The Rev. William Sloane Coffin likes to ask, ‘What makes you cry?’ I will cry at the death of William Sloane Coffin, as I cry whenever someone dies who has dedicated his or her life to serving the cause of goodness, justice and peace with all they have and all they are. The death of Jesus pulls on my heart with this deep gratitude and sense of loss.

Another impact of the Passion Story comes from the unfairness of the betrayal, desertion and torture Jesus suffered. Injustice makes me want to weep a different kind of tears. How can people do such awful things to someone so beautiful, loving and selfless? How can anyone hate someone who heals the sick and lifts up the poor and preaches things like the Sermon on the Mount? That is another part of what makes the story penetrate so deeply and makes me feel my love of Jesus more keenly.

Then there is the Garden of Gethsemane where we see that Jesus did not want to do what God’s cause was asking him to do. It is heartbreaking to see his anguish on the eve of his suffering and death. That is another part of the story’s power.

I could go on, but no matter how many parts I identify in this story and no matter how deeply they move me, the effect adds up to be greater than the sum of the parts. It is not just that Jesus is a super-Gandhi and was treated unfairly and sacrificed his self-interest for God’s sake. There is something more to it, something that remains a mystery.

Maybe it is true that humans are too quick too call in God as the explanation of whatever we don’t understand.
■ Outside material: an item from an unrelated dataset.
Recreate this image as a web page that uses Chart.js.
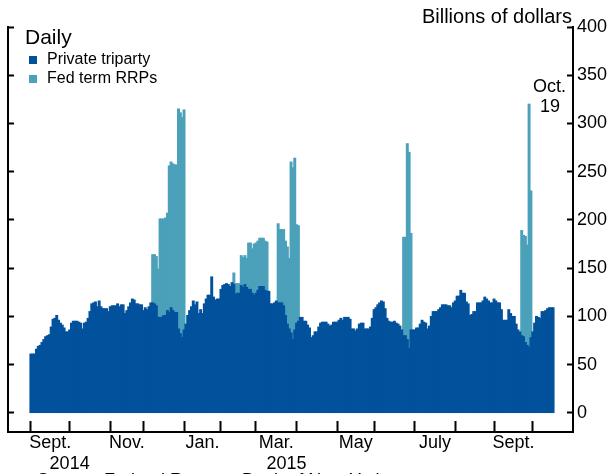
<!DOCTYPE html>
<html>
<head>
<meta charset="utf-8">
<script src="https://cdn.jsdelivr.net/npm/chart.js@4.4.1/dist/chart.umd.min.js"></script>
<style>
  html, body { margin: 0; padding: 0; background: #fff; }
</style>
</head>
<body>
<canvas id="grafico" width="607" height="474"></canvas>
<script>
// business days on the chart (weekends and market holidays left out)
const firstDay = '2014-09-02';
const lastDay = '2015-10-19';
const holidays = ['2014-10-13', '2014-11-11', '2014-11-27', '2014-12-25', '2015-01-01', '2015-01-19',
                  '2015-02-16', '2015-05-25', '2015-07-03', '2015-09-07', '2015-10-12'];

const monthNames = ['Jan.', 'Feb.', 'Mar.', 'Apr.', 'May', 'June', 'July', 'Aug.', 'Sept.', 'Oct.', 'Nov.', 'Dec.'];
const yearLabels = ['2014', '2015'];
const yTicks = [0, 50, 100, 150, 200, 250, 300, 350, 400];

// Private triparty, billions of dollars, one value per business day
const privateTriparty = [
  // Sept. 2014
  61, 61, 61, 66, 69, 70, 73, 76, 79, 80, 81, 89, 97, 98, 101, 96, 93, 91, 88, 84, 84,
  // Oct.
  86, 93, 95, 95, 95, 94, 93, 87, 93, 94, 98, 105, 113, 114, 115, 110, 116, 110, 108, 108, 108, 105,
  // Nov.
  110, 111, 111, 111, 113, 110, 112, 112, 103, 106, 110, 114, 118, 117, 113, 113, 112, 112,
  // Dec.
  106, 109, 107, 110, 114, 114, 113, 111, 99, 99, 99, 101, 101, 106, 104, 109, 106, 104, 104, 87, 82, 78,
  // Jan. 2015
  86, 92, 101, 106, 110, 116, 112, 115, 103, 107, 103, 113, 118, 122, 122, 141, 120, 117, 118, 118,
  // Feb.
  128, 132, 133, 134, 133, 131, 135, 133, 123, 124, 124, 132, 130, 133, 130, 128, 128, 124, 122,
  // Mar.
  124, 127, 131, 131, 131, 127, 126, 126, 113, 113, 114, 116, 114, 114, 114, 111, 101, 92, 87, 83, 76, 86,
  // Apr.
  93, 95, 99, 99, 95, 95, 91, 88, 78, 80, 84, 84, 89, 93, 94, 94, 94, 92, 90, 91, 94, 94,
  // May
  94, 96, 98, 96, 99, 99, 99, 97, 87, 87, 85, 87, 92, 93, 93, 87, 87, 87, 89, 98,
  // June
  107, 109, 112, 114, 116, 115, 108, 98, 95, 94, 94, 95, 93, 92, 90, 86, 80, 80, 76, 67, 86, 86,
  // July
  86, 88, 88, 92, 96, 94, 93, 87, 90, 100, 105, 105, 105, 107, 109, 112, 112, 112, 111, 111, 109, 114,
  // Aug.
  116, 121, 121, 127, 124, 124, 115, 113, 101, 102, 105, 105, 114, 114, 114, 116, 120, 118, 116, 114, 114,
  // Sept.
  118, 116, 114, 114, 107, 96, 96, 96, 107, 103, 100, 100, 92, 86, 84, 80, 79, 73, 70, 68, 78,
  // Oct.
  84, 93, 100, 99, 98, 105, 105, 106, 108, 109, 109, 109
];

// Fed term RRPs, billions of dollars (0 = none outstanding)
const fedTermRRP = [
  // Sept. 2014
  0, 0, 0, 0, 0, 0, 0, 0, 0, 0, 0, 0, 0, 0, 0, 0, 0, 0, 0, 0, 0,
  // Oct.
  0, 0, 0, 0, 0, 0, 0, 0, 0, 0, 0, 0, 0, 0, 0, 0, 0, 0, 0, 0, 0, 0,
  // Nov.
  0, 0, 0, 0, 0, 0, 0, 0, 0, 0, 0, 0, 0, 0, 0, 0, 0, 0,
  // Dec.
  0, 0, 0, 0, 0, 50, 51, 51, 50, 102, 102, 100, 101, 101, 152, 151, 152, 153, 153, 228, 229, 228,
  // Jan. 2015
  228, 0, 0, 0, 0, 0, 0, 0, 0, 0, 0, 0, 0, 0, 0, 0, 0, 0, 0, 0,
  // Feb.
  0, 0, 0, 0, 0, 0, 0, 12, 11, 10, 10, 31, 31, 30, 30, 48, 48, 46, 53,
  // Mar.
  52, 51, 50, 50, 50, 51, 51, 0, 0, 0, 0, 0, 82, 76, 76, 79, 77, 80, 73, 177, 178, 178,
  // Apr.
  102, 99, 0, 0, 0, 0, 0, 0, 0, 0, 0, 0, 0, 0, 0, 0, 0, 0, 0, 0, 0, 0,
  // May
  0, 0, 0, 0, 0, 0, 0, 0, 0, 0, 0, 0, 0, 0, 0, 0, 0, 0, 0, 0,
  // June
  0, 0, 0, 0, 0, 0, 0, 0, 0, 0, 0, 0, 0, 0, 0, 0, 102, 102, 203, 203, 100, 0,
  // July
  0, 0, 0, 0, 0, 0, 0, 0, 0, 0, 0, 0, 0, 0, 0, 0, 0, 0, 0, 0, 0, 0,
  // Aug.
  0, 0, 0, 0, 0, 0, 0, 0, 0, 0, 0, 0, 0, 0, 0, 0, 0, 0, 0, 0, 0,
  // Sept.
  0, 0, 0, 0, 0, 0, 0, 0, 0, 0, 0, 0, 0, 0, 0, 109, 105, 110, 104, 252, 152,
  // Oct.
  0, 0, 0, 0, 0, 0, 0, 0, 0, 0, 0, 0
];

const corTriparty = '#02519c';
const corRRP = '#4ba0ba';
const fonte = '"Liberation Sans", Arial, sans-serif';

function montarDias() {
  let dias = [];
  let d = new Date(firstDay + 'T00:00:00Z');
  const fim = new Date(lastDay + 'T00:00:00Z');
  while (d <= fim) {
    const wd = d.getUTCDay();
    const iso = d.toISOString().slice(0, 10);
    if (wd != 0 && wd != 6 && !holidays.includes(iso)) dias.push(iso);
    d = new Date(d.getTime() + 86400000);
  }
  return dias;
}
const dias = montarDias();

// index of the first business day of each month
const inicioMes = [];
dias.forEach((d, i) => {
  if (i == 0 || d.slice(0, 7) != dias[i - 1].slice(0, 7)) inicioMes.push(i);
});

function ticksX() {
  let t = [];
  inicioMes.forEach((ini, k) => {
    const prox = k + 1 < inicioMes.length ? inicioMes[k + 1] : dias.length;
    const nome = monthNames[Number(dias[ini].slice(5, 7)) - 1];
    t.push({ value: ini, mark: true, text: '' });
    if (k % 2 == 0 && k < inicioMes.length - 1) {
      t.push({ value: (ini + prox) / 2, mark: false, text: nome });
    }
  });
  // year captions, a little right of their month
  t.push({ value: inicioMes[1], mark: false, text: ['', yearLabels[0]] });
  t.push({ value: (inicioMes[6] + inicioMes[7]) / 2 + 5.5, mark: false, text: ['', yearLabels[1]] });
  return t.sort((a, b) => a.value - b.value);
}

const ticksY = s => { s.ticks = yTicks.map(v => ({ value: v })); };

const textos = {
  id: 'textos',
  afterDraw(chart) {
    const { ctx, chartArea, scales } = chart;
    ctx.save();
    ctx.fillStyle = '#000';
    ctx.textBaseline = 'alphabetic';

    ctx.font = '20px ' + fonte;
    ctx.textAlign = 'right';
    ctx.fillText('Billions of dollars', chartArea.right - 1, chartArea.top - 4);

    // legend
    ctx.textAlign = 'left';
    ctx.font = '21px ' + fonte;
    ctx.fillText('Daily', chartArea.left + 17, chartArea.top + 17);
    ctx.font = '16px ' + fonte;
    ctx.textBaseline = 'middle';
    chart.data.datasets.forEach((ds, k) => {
      const y = chartArea.top + 33 + k * 19;
      ctx.fillStyle = ds.backgroundColor;
      ctx.fillRect(chartArea.left + 21, y - 4, 8, 8);
      ctx.fillStyle = '#000';
      ctx.fillText(ds.label, chartArea.left + 39, y);
    });

    // last observation
    const ultimo = dias[dias.length - 1];
    const xu = scales.x.getPixelForValue(dias.length - 1);
    ctx.font = '18px ' + fonte;
    ctx.textAlign = 'right';
    ctx.fillText(monthNames[Number(ultimo.slice(5, 7)) - 1], xu + 13, scales.y.getPixelForValue(338));
    ctx.fillText(String(Number(ultimo.slice(8, 10))), xu + 7, scales.y.getPixelForValue(317));

    // source line, cut by the bottom edge
    ctx.textAlign = 'left';
    ctx.textBaseline = 'alphabetic';
    ctx.fillText('Source: Federal Reserve Bank of New York.', 37, 486);
    ctx.restore();
  }
};

new Chart(document.getElementById('grafico'), {
  type: 'bar',
  data: {
    datasets: [
      {
        label: 'Private triparty',
        data: privateTriparty.map((v, i) => ({ x: i, y: v })),
        backgroundColor: corTriparty,
        borderWidth: 0,
        barPercentage: 1,
        categoryPercentage: 1,
        inflateAmount: 0.55
      },
      {
        label: 'Fed term RRPs',
        data: fedTermRRP.map((v, i) => ({ x: i, y: v > 0 ? v : null })),
        backgroundColor: corRRP,
        borderWidth: 0,
        barPercentage: 1,
        categoryPercentage: 1,
        inflateAmount: 0.55
      }
    ]
  },
  options: {
    responsive: false,
    animation: false,
    events: [],
    layout: { padding: { top: 27, left: 0, right: 0, bottom: 0 } },
    plugins: {
      legend: { display: false },
      title: { display: false },
      tooltip: { enabled: false }
    },
    scales: {
      x: {
        type: 'linear',
        position: 'bottom',
        stacked: true,
        offset: false,
        min: -12.4,
        max: dias.length - 1 + 10.8,
        border: { display: true, color: '#000', width: 2 },
        grid: {
          offset: false,
          drawOnChartArea: false,
          tickLength: -11,
          tickWidth: 2,
          tickColor: c => (c.tick && c.tick.mark) ? '#000' : 'rgba(0,0,0,0)'
        },
        ticks: {
          autoSkip: false,
          maxRotation: 0,
          padding: 11,
          color: '#000',
          font: { family: fonte, size: 18 },
          callback: (v, i, t) => t[i].text
        },
        afterBuildTicks: s => { s.ticks = ticksX(); },
        afterFit: s => { s.height = 42; }
      },
      y: {
        type: 'linear',
        position: 'right',
        stacked: true,
        min: -19.7,
        max: 400,
        border: { display: true, color: '#000', width: 2 },
        grid: { drawOnChartArea: false, tickLength: -6, tickWidth: 2, tickColor: '#000' },
        ticks: { padding: 10, color: '#000', font: { family: fonte, size: 18 } },
        afterBuildTicks: ticksY,
        afterFit: s => { s.width = 34; }
      },
      yLeft: {
        type: 'linear',
        position: 'left',
        min: -19.7,
        max: 400,
        border: { display: true, color: '#000', width: 2 },
        grid: { drawOnChartArea: false, tickLength: -6, tickWidth: 2, tickColor: '#000' },
        ticks: { display: false },
        afterBuildTicks: ticksY,
        afterFit: s => { s.width = 8; }
      }
    }
  },
  plugins: [textos]
});
</script>
</body>
</html>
I don’t mean to do that when I say that the mystery—the missing factor—the thing that makes the sum of this story greater than the total of its parts, is the part of Jesus that was divine.

It is not that I name Jesus God, but that I name God the part of Jesus that I experience in my spiritual life that makes me want to sing out, “Praise God!’ I name God the part of Jesus that demands my soul, my life, my all. That is what God is—a force of love that owns us and draws out of us an instinctive reflex of loving gratitude.

In our deepest core we know God’s force of love creates, sustains and redeems us. We know this not by the rational part of our brain—that part has a hard time recognizing God. It comes from the part of the brain we stopped using when we left the Garden of Eden—the part of the brain that remembers God’s face and knows God’s secret name and can lead us on the paths of God’s mysteries.

This part of me recognizes what I call God in Jesus, but what matters is not what we call the mystery behind the Passion Story, or how we understand it. What matters is how we respond to it. That is why I encourage you not to think too hard about it with you rational mind. Think about it only enough to be aware of how you feel and what your ancient intuitive brain is telling you about it. Think about it enough to be aware how you could respond to your feelings in an authentic and meaningful way. Ask yourself what it is moving you to do.

Rather than think about atonement theories of the cross, think about how you can respond in your life to the cross you or those you love are experiencing. How can you comfort those who are suffering? How can you confront injustice? How can you use you own short life to help establish God’s realm on earth? How can you express your gratitude for a love so amazing, so divine as Jesus on the cross? Because however we explain it, whatever other motives Jesus had for submitting to it, there can be no doubt that the cross was an act of his love for God and the world. Everything he did in life and death was grounded in that love.

How will you respond? Once again we have heard the story. How will you respond this year to this demand for your soul, your life, your all?